Welcome on this forum!

Every time I hear about the use of the Log-Normal distribution with polynomial chaos expansion, I think about [1], pointed to me by @regislebrun. The paper shows that not all orthogonal bases are complete. Actually, the vector space generated by the log-normal distribution is not complete, meaning that the PCE using the orthogonal polynomials built on the log-normal may not converge to the true function. It does not mean that it will not, because it depends on the actual function, but there is possibility with that particular basis. In practice, many log-normal distributions are truncated, which greatly simplifies the problem: the basis is now complete (see [2] page 139). It is easy to create a truncated Log-Normal distribution, using the TruncatedDistribution class.
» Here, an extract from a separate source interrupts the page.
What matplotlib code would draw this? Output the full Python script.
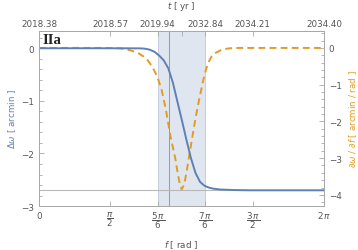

In order to try to fix your problem, I think it might help to clarify the setting.

  • Do you work on simulated data i.e. where the input X has a known distribution and the physical model g is known?
  • Or do you work on a given data set, e.g. a CSV text file?
  • In both cases, what is the sample size, what is the dimension? What is the type of input: vector or field?

This changes everything, because in the first case, we have to infer the distribution, while in the second case the distribution is known.

In the meantime, please have a look at the FunctionalChaosAlgorithm.BuildDistribution static method. This method takes a sample as input and returns the multivariate distribution that best fits. It uses the marginal distribution which has highest p-value of the Kolmogorov-Smirnov test. If there is a dependence, then a normal copula is used.

Regards,

Michaël


  1. Ernst, O. G., Mugler, A., Starkloff, H. J., & Ullmann, E. (2012). On the convergence of generalized polynomial chaos expansions. ESAIM: Mathematical Modelling and Numerical Analysis, 46(2), 317-339. ↩︎

  2. Sullivan, T. J. (2015). Introduction to uncertainty quantification (Vol. 63). Springer. ↩︎

Hello !

Thank you for your answer.

Using log-normal was a proposal but it can be discussed.

To answer your questions :

  • I use simulated data. At time, I have 7 variables all defined with a uniform probability law.
    The physical model is a code that is run for each experiment.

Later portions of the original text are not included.